Товарищи заметили это и обрадовались. Володя погрозил им кулаком, и они снова принялись за работу. Вскоре зазвенел звонок на обед. Немцы быстро разобрали свои шинели, оружие и пошли в казарму. Ребята тоже ушли со двора.

– Мы всё видели, – сказал Толя.

– Если немцы дознаются, что пропал револьвер, то начнут искать, будут допытываться, кто взял. Говорите, что не видели и ничего не знаете, – сказал Володя.

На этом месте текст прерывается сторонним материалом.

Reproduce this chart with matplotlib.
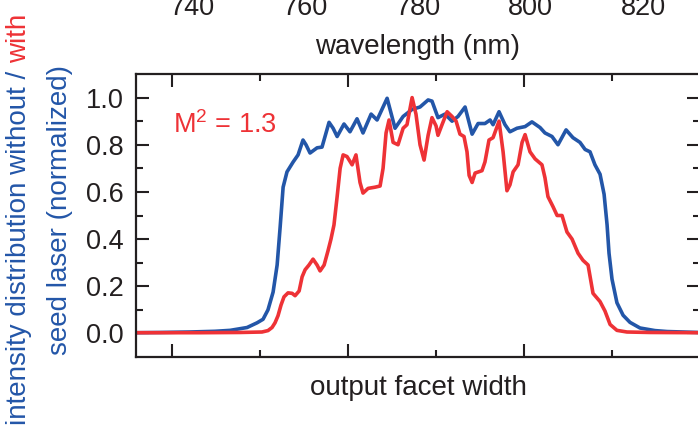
import numpy as np
import matplotlib
matplotlib.use('Agg')
import matplotlib.pyplot as plt

plt.rcParams['font.family'] = ['Liberation Sans', 'DejaVu Sans']
plt.rcParams['mathtext.fontset'] = 'custom'
plt.rcParams['mathtext.rm'] = 'Liberation Sans'
plt.rcParams['mathtext.it'] = 'Liberation Sans:italic'

blue = '#2356a8'
red = '#ee3236'
dark = '#231f20'

# wavelength ticks of the panel above (cut off)
wl_ticks = [740, 760, 780, 800, 820]

# without seed laser (blue)
x_wo = [-20.5, -6.8, 10.2, 24.4, 33.0, 42.6, 48.3, 51.7, 54.5, 57.4, 59.7, 61.4, 63.1, 65.3,
        68.8, 71.6, 74.4, 76.1, 78.4, 82.4, 85.2, 89.2, 91.5, 93.8, 97.7, 101.1, 105.1,
        108.5, 113.1, 116.5, 122.2, 126.7, 131.3, 136.4, 140.9, 145.5, 147.7, 151.1,
        155.1, 159.1, 162.5, 166.5, 170.5, 173.9, 177.8, 180.7, 182.4, 185.8, 189.2,
        192.0, 196.0, 200.6, 204.5, 209.1, 211.9, 215.9, 219.3, 223.9, 227.8, 231.8,
        234.7, 237.5, 240.3, 243.2, 245.5, 247.2, 248.3, 250.0, 252.8, 256.3, 260.2,
        265.9, 274.4, 281.3, 298.9]
y_wo = [0.003, 0.004, 0.006, 0.009, 0.013, 0.025, 0.045, 0.06, 0.10, 0.175, 0.29, 0.45, 0.62, 0.685,
        0.727, 0.757, 0.82, 0.80, 0.765, 0.787, 0.79, 0.895, 0.87, 0.835, 0.888, 0.855, 0.91,
        0.85, 0.93, 0.905, 0.997, 0.87, 0.92, 0.95, 0.96, 0.99, 0.985, 0.915,
        0.93, 0.90, 0.92, 0.96, 0.845, 0.89, 0.89, 0.905, 0.885, 0.94, 0.885,
        0.855, 0.87, 0.877, 0.897, 0.873, 0.85, 0.835, 0.80, 0.863, 0.83, 0.81,
        0.78, 0.77, 0.715, 0.675, 0.59, 0.46, 0.34, 0.23, 0.13, 0.077, 0.047,
        0.023, 0.012, 0.008, 0.004]

# with seed laser (red)
x_w = [-20.5, 15.9, 38.6, 51.1, 54.5, 56.8, 58.5, 60.2, 61.9, 63.6, 65.9, 68.2, 69.9, 72.2,
       73.9, 75.6, 77.8, 80.1, 82.4, 84.1, 86.4, 88.6, 90.3, 92.0, 93.8, 95.5, 97.2,
       99.4, 102.3, 104.5, 106.8, 108.5, 111.4, 115.3, 118.2, 119.9, 121.6, 123.3,
       125.6, 128.4, 131.3, 133.5, 136.4, 138.6, 140.9, 143.2, 145.5, 147.7, 150.0,
       151.1, 153.4, 156.3, 159.1, 161.4, 163.6, 165.9, 167.6, 168.8, 170.5, 172.2,
       176.1, 177.8, 180.1, 182.4, 185.8, 188.1, 190.3, 192.0, 193.8, 196.6, 198.9,
       200.6, 203.4, 206.3, 210.2, 211.9, 213.6, 216.5, 218.8, 221.6, 224.4, 227.3,
       230.7, 233.5, 236.4, 239.2, 243.2, 246.0, 248.9, 252.8, 258.5, 271.6, 298.9]
y_w = [0.003, 0.003, 0.004, 0.006, 0.012, 0.025, 0.045, 0.075, 0.12, 0.155, 0.172, 0.17, 0.16, 0.18,
       0.24, 0.27, 0.29, 0.315, 0.29, 0.265, 0.29, 0.35, 0.40, 0.46, 0.58, 0.70, 0.757,
       0.75, 0.715, 0.757, 0.64, 0.595, 0.615, 0.62, 0.625, 0.70, 0.85, 0.905,
       0.81, 0.80, 0.87, 0.885, 1.0, 0.93, 0.80, 0.735, 0.84, 0.915, 0.88,
       0.84, 0.885, 0.94, 0.92, 0.90, 0.845, 0.835, 0.77, 0.67, 0.64, 0.68,
       0.69, 0.727, 0.82, 0.83, 0.90, 0.77, 0.605, 0.63, 0.685, 0.715, 0.81,
       0.843, 0.77, 0.74, 0.715, 0.66, 0.58, 0.537, 0.50, 0.50, 0.43, 0.40,
       0.34, 0.31, 0.29, 0.17, 0.135, 0.095, 0.038, 0.013, 0.006, 0.004, 0.003]

fig = plt.figure(figsize=(6.98, 4.26), dpi=100)
W, H = 698.0, 426.0
ax = fig.add_axes([136 / W, (H - 357) / H, 564 / W, 283 / H])

ax.plot(x_wo, y_wo, color=blue, lw=2.6, solid_joinstyle='round')
ax.plot(x_w, y_w, color=red, lw=2.6, solid_joinstyle='round')

ax.set_xlim(-20.5, 300)
ax.set_ylim(-0.1, 1.1)
ax.set_xticks([0, 100, 200, 300])
ax.set_xticks([50, 150, 250], minor=True)
ax.set_yticks(np.arange(0, 1.01, 0.2))
ax.set_yticks(np.arange(0.1, 1.0, 0.2), minor=True)
ax.set_xticklabels([])
ax.set_yticklabels(['%.1f' % v for v in np.arange(0, 1.01, 0.2)])
ax.tick_params(which='both', direction='in', top=True, right=True, width=1.5, color=dark,
               labelsize=19.5, labelcolor=dark, pad=9)
ax.tick_params(which='major', length=9.5)
ax.tick_params(which='minor', length=5)
for s in ax.spines.values():
    s.set_linewidth(1.6)
    s.set_color(dark)

ax.set_xlabel('output facet width', fontsize=20, color=dark, labelpad=4)

ax.text(37 / 564, (357 - 133) / 283, 'M$^2$ = 1.3', transform=ax.transAxes,
        color=red, fontsize=19.5, va='baseline', ha='left')

# cut-off panel above: only its wavelength axis shows
ax_top = fig.add_axes([136 / W, 1 + 5 / H, 564 / W, 0.1])
ax_top.set_xlim(730, 830)
ax_top.set_xticks(wl_ticks)
ax_top.set_yticks([])
ax_top.patch.set_visible(False)
for s in ax_top.spines.values():
    s.set_visible(False)
ax_top.tick_params(length=0, pad=0, labelsize=19.5, labelcolor=dark)
ax_top.set_xlabel('wavelength (nm)', fontsize=20, color=dark, labelpad=9)

# two-coloured y label
t1 = fig.text(26 / W, 1 / H, 'intensity distribution without /', color=blue, fontsize=20,
              rotation=90, rotation_mode='anchor', ha='left', va='baseline')
fig.canvas.draw()
bb = t1.get_window_extent(fig.canvas.get_renderer())
fig.text(26 / W, (bb.y1 + 8) / H, 'with', color=red, fontsize=20,
         rotation=90, rotation_mode='anchor', ha='left', va='baseline')
fig.text(67 / W, (H - 210) / H, 'seed laser (normalized)', color=blue, fontsize=20,
         rotation=90, rotation_mode='anchor', ha='center', va='baseline')

fig.savefig('out.png', dpi=100)
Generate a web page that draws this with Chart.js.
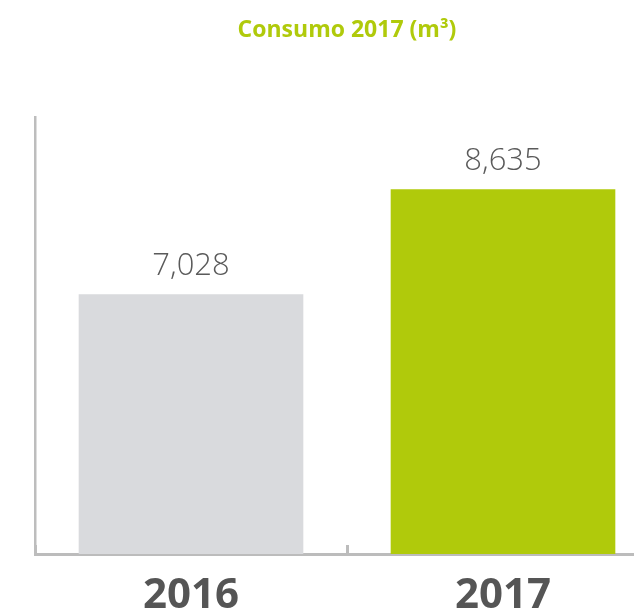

На углу он остановил товарищей и шепнул:

– Пока немцы не спохватились, надо взять револьвер. Вы наблюдайте, а я пойду, – брат быстро подошел к выбитой доске, просунул в щель руку и вытащил оттуда револьвер. Спрятав его в карман, он махнул товарищам: «Идите, мол, прямо…» А сам зашагал по другой улице. Придя домой, он спрятал револьвер под доски тротуара.

На следующий день, утром, мать погнали копать окопы. Я и Володя остались дома. Мы играли с меньшими детьми. В сенях послышался грохот, и в, хату вошли три немца. Они начали допытываться про револьвер.

– Ничего не знаю… – ответил Володя.

Немцы перерыли в хате всё, но оружия не нашли.

Неудача разозлила их. Они набросились на Володю и избили его до крови. Но и это не помогло. Брат говорил одно и то же:

– Никакого револьвера я не видел.

Я и жалел брата и гордился его смелостью.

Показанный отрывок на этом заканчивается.